In the entries below, find the line containing "Recreate this image" and the line containing "from bokeh.resources import INLINE". Copy those two lines and everything between them exactly, without the pictures.

▸ Exercise input:
****
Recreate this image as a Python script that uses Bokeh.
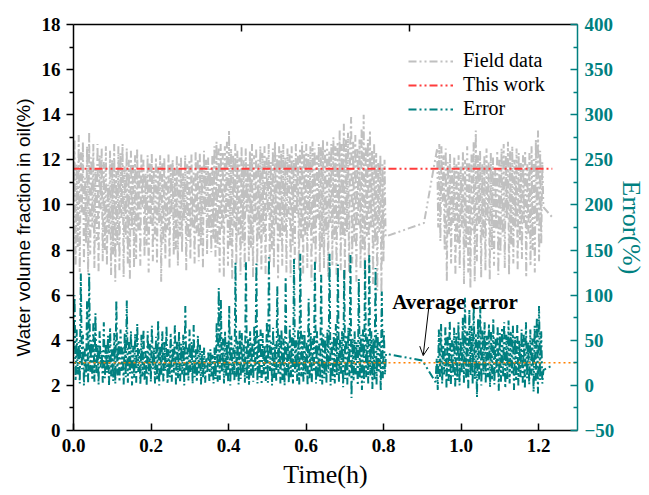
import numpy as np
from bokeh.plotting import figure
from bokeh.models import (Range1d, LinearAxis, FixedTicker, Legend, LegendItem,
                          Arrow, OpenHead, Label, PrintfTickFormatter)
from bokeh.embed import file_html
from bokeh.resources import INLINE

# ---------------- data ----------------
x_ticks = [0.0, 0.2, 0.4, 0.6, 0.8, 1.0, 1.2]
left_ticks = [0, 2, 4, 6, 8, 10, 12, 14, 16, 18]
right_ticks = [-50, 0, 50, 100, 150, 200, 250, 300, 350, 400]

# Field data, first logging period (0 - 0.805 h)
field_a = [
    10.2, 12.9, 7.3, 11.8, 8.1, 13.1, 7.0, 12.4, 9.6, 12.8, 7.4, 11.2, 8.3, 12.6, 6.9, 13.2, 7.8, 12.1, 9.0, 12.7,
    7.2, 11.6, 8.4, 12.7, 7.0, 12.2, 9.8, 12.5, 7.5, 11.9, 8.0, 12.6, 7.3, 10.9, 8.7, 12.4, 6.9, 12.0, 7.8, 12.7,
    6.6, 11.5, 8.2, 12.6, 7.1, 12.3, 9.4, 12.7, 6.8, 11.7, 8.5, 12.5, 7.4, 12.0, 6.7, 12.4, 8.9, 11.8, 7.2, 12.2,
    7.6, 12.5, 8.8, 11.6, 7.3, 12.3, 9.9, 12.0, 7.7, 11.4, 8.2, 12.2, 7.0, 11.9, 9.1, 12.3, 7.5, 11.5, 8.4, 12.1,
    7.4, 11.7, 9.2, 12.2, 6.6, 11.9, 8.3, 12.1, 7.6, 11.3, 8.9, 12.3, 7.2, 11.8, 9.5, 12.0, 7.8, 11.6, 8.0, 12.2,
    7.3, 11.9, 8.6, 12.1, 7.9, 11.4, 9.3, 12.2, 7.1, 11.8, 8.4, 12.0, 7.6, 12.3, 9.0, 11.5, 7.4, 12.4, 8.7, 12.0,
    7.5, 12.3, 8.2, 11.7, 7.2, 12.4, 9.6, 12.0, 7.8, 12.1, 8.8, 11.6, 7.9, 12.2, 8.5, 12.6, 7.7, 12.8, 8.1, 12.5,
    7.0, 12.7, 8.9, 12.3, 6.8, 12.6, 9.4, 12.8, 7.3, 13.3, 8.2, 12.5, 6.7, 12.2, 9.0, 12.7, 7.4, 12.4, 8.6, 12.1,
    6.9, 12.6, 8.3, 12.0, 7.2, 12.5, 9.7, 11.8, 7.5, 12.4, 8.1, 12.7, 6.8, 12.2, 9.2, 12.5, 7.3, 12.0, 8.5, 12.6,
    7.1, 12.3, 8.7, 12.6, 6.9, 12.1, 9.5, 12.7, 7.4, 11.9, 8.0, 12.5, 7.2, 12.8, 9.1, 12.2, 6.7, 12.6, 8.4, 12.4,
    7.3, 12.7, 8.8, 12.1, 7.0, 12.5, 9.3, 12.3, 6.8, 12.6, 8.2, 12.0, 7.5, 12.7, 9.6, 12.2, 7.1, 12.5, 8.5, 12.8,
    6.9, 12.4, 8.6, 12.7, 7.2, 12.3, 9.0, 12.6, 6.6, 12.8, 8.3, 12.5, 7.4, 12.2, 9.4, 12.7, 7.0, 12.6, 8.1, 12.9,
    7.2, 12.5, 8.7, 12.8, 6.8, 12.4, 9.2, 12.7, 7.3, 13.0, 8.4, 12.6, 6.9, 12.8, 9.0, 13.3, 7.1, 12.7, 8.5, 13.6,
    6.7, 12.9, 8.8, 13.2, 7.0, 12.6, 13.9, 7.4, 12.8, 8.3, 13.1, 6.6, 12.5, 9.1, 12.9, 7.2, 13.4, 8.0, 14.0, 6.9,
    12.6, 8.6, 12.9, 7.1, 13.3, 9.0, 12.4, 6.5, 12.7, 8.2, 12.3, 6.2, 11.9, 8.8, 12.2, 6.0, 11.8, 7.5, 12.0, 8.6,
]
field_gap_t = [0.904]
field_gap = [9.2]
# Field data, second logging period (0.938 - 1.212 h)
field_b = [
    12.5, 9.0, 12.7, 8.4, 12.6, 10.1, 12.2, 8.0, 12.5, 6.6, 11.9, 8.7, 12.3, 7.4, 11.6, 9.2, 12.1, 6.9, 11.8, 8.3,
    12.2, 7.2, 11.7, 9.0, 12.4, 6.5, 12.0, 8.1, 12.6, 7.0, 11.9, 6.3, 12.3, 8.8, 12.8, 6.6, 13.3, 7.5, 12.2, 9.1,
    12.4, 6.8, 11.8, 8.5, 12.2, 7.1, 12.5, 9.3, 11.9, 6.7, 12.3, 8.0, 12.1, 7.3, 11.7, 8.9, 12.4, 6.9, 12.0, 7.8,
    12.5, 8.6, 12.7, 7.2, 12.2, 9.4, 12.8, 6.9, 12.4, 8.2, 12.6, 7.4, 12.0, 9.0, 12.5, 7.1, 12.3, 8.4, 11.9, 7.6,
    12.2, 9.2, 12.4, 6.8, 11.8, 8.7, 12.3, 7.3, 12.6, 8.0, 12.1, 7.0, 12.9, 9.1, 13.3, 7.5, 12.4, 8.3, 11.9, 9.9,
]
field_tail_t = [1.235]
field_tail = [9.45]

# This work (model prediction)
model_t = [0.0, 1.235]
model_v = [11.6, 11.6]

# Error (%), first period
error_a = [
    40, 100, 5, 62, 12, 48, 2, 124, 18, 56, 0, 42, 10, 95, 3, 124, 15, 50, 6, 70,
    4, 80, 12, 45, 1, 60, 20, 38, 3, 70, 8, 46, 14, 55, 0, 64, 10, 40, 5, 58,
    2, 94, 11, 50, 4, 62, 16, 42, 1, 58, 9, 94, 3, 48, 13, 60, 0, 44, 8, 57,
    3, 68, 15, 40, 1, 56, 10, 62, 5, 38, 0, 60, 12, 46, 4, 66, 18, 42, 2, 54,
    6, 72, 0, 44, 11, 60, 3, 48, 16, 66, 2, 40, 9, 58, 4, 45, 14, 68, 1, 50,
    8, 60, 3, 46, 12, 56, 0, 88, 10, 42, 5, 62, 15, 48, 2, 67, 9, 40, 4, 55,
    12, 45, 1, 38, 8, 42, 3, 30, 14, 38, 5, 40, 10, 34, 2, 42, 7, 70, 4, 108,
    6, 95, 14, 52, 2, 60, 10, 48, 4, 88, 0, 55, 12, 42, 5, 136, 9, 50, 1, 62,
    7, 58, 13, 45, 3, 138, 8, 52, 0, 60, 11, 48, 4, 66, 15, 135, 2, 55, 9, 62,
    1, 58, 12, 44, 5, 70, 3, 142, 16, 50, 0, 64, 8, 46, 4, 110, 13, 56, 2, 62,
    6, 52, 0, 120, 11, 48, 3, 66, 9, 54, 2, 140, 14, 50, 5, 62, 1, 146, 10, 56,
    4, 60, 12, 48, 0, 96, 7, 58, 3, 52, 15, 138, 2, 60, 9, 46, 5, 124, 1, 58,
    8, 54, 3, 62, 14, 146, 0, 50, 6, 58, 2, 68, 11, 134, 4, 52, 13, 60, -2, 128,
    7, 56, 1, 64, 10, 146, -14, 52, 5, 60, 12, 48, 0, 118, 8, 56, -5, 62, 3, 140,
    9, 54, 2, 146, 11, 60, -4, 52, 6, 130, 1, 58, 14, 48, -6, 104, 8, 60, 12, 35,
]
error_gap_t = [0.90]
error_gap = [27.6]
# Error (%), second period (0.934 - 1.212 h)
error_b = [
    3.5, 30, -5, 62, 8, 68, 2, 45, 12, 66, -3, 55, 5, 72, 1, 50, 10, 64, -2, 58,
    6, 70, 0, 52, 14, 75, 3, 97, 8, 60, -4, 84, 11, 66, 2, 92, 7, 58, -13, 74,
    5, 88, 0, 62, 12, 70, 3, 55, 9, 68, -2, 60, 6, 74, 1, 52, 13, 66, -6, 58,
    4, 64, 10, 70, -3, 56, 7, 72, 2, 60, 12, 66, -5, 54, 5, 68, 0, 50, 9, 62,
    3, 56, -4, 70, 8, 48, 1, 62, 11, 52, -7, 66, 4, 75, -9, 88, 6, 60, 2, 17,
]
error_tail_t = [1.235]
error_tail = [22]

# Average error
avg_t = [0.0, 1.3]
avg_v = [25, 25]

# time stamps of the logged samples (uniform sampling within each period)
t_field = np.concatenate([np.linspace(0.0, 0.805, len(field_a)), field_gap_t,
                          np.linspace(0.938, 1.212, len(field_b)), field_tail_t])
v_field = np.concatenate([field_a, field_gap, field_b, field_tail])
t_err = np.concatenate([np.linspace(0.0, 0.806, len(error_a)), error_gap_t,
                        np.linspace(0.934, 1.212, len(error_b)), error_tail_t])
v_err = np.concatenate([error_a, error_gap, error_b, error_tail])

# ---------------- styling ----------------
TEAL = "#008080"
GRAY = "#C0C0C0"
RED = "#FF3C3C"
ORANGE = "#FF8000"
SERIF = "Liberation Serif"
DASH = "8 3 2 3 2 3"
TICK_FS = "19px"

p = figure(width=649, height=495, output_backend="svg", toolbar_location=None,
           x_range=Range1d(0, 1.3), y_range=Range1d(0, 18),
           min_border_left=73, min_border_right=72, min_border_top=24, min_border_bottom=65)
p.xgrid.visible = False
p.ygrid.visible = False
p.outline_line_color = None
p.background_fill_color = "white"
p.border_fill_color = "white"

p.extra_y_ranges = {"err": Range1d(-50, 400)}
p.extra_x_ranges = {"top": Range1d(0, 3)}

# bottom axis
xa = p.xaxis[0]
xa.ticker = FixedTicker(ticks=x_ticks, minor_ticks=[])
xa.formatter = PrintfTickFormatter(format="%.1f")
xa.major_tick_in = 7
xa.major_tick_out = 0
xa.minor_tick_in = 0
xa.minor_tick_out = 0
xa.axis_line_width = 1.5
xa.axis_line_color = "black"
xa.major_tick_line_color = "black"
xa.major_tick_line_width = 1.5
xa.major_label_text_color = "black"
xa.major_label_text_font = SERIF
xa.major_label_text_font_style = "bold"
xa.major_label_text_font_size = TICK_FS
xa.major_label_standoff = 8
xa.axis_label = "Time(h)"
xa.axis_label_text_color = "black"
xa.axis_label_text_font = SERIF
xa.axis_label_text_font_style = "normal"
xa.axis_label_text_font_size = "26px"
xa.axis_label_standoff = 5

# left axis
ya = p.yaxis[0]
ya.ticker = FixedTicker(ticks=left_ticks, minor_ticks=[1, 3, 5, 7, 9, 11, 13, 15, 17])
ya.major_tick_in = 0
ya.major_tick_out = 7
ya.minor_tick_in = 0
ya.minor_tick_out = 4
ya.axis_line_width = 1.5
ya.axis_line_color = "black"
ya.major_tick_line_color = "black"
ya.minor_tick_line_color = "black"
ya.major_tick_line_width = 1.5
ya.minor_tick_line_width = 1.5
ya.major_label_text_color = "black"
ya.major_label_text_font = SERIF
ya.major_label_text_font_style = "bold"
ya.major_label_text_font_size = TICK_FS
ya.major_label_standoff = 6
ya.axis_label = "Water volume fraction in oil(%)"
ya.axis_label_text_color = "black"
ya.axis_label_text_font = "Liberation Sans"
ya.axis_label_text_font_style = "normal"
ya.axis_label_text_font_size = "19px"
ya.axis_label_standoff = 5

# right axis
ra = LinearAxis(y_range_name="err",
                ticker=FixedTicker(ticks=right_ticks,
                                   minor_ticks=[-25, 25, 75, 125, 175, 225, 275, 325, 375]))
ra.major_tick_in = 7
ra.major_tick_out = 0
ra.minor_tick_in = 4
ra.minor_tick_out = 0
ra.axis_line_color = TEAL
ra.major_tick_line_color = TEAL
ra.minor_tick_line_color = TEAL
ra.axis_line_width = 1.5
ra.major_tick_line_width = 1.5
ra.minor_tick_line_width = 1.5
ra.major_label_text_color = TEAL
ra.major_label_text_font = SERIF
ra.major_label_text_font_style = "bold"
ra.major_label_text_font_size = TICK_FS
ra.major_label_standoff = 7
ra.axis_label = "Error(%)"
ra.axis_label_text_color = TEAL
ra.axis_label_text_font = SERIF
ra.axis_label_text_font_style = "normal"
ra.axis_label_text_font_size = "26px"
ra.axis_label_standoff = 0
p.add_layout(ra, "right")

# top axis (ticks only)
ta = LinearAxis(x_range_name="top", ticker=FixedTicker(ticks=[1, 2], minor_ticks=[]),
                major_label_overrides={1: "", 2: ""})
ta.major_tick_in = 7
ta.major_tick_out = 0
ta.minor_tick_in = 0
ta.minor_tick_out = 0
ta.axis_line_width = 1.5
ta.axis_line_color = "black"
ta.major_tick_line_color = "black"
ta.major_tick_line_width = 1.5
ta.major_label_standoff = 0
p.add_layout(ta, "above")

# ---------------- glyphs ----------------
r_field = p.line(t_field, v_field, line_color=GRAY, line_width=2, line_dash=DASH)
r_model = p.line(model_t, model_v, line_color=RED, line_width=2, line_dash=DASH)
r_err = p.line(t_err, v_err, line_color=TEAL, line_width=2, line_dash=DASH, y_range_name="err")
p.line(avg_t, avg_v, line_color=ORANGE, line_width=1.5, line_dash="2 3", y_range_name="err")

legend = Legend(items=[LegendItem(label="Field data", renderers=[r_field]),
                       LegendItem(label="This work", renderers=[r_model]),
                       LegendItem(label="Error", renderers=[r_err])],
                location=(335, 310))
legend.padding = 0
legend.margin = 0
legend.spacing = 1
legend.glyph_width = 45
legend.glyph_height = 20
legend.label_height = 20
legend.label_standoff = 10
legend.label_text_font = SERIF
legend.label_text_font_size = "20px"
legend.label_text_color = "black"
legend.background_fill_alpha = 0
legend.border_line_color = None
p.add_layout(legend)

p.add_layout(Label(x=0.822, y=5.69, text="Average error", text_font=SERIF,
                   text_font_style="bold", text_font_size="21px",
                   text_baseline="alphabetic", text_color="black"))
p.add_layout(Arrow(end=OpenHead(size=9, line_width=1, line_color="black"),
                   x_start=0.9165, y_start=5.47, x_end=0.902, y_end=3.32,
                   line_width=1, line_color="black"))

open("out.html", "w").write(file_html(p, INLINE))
****
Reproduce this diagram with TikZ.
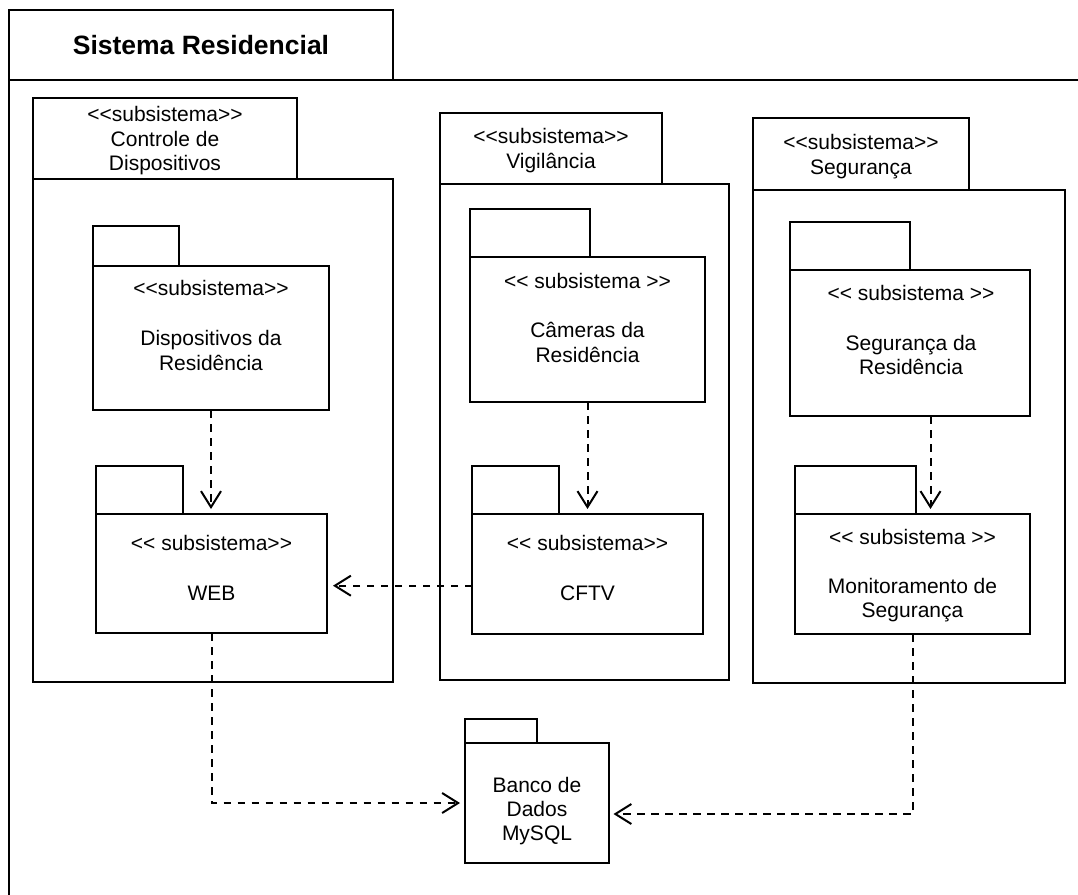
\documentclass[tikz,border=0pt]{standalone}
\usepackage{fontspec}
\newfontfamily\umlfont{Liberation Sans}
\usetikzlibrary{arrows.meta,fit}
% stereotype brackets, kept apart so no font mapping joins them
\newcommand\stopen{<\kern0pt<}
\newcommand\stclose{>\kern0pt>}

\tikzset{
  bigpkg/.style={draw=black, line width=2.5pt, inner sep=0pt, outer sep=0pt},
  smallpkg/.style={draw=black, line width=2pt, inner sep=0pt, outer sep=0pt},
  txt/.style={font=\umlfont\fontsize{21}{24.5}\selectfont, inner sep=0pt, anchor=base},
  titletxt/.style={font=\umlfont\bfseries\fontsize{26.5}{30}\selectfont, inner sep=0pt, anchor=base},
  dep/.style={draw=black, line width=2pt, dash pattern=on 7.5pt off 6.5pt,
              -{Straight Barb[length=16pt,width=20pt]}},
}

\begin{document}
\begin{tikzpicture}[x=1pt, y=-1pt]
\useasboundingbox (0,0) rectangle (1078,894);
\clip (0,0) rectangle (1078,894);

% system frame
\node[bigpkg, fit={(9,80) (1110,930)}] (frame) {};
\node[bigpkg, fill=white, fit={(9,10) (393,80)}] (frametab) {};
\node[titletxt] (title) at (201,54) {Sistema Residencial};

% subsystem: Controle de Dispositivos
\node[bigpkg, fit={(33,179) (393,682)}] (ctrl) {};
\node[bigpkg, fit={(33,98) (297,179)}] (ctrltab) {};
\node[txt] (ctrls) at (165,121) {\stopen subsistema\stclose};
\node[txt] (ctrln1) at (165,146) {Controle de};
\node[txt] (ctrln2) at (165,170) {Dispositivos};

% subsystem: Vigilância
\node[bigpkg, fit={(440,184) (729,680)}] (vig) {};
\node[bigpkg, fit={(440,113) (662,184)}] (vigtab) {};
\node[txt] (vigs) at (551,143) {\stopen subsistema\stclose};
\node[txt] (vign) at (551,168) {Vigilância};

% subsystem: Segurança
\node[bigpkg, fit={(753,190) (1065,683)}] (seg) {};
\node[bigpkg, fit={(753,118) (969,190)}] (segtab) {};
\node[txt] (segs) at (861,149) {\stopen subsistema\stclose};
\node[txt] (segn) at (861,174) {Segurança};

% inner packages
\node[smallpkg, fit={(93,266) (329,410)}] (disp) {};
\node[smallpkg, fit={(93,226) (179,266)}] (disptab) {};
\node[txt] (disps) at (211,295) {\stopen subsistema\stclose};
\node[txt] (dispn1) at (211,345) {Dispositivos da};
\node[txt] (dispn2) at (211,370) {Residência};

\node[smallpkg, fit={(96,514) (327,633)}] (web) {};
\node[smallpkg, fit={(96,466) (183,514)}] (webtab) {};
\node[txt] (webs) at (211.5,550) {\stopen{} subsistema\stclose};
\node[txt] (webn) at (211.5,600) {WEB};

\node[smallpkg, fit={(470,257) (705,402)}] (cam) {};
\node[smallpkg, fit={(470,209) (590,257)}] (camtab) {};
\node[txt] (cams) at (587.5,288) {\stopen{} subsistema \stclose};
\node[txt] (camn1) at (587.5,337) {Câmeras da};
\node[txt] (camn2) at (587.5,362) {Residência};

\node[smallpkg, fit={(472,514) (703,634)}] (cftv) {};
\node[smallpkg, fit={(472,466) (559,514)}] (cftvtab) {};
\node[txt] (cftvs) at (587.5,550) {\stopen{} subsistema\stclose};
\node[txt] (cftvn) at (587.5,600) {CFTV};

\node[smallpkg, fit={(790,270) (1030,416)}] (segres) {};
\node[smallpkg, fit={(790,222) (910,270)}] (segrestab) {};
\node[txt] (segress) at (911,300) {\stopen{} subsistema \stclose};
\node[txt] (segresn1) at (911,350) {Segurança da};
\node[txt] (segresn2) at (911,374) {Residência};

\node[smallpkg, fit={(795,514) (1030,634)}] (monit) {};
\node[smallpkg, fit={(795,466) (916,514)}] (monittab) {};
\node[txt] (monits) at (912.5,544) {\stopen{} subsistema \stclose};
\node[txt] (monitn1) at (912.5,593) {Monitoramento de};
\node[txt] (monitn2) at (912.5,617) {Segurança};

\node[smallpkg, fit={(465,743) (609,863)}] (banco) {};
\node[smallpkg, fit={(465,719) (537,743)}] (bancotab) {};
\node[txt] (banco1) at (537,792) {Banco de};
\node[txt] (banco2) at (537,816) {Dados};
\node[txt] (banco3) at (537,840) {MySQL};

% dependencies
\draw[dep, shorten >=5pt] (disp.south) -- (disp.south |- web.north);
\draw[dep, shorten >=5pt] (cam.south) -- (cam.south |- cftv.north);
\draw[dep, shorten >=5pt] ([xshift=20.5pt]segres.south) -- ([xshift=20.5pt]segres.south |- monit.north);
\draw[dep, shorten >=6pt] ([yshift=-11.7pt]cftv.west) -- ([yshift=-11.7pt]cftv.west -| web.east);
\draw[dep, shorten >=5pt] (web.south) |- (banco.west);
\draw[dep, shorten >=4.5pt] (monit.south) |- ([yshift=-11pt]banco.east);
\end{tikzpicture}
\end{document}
****
▸ Problem solution:
Recreate this image as a Python script that uses Bokeh.
import numpy as np
from bokeh.plotting import figure
from bokeh.models import (Range1d, LinearAxis, FixedTicker, Legend, LegendItem,
                          Arrow, OpenHead, Label, PrintfTickFormatter)
from bokeh.embed import file_html
from bokeh.resources import INLINE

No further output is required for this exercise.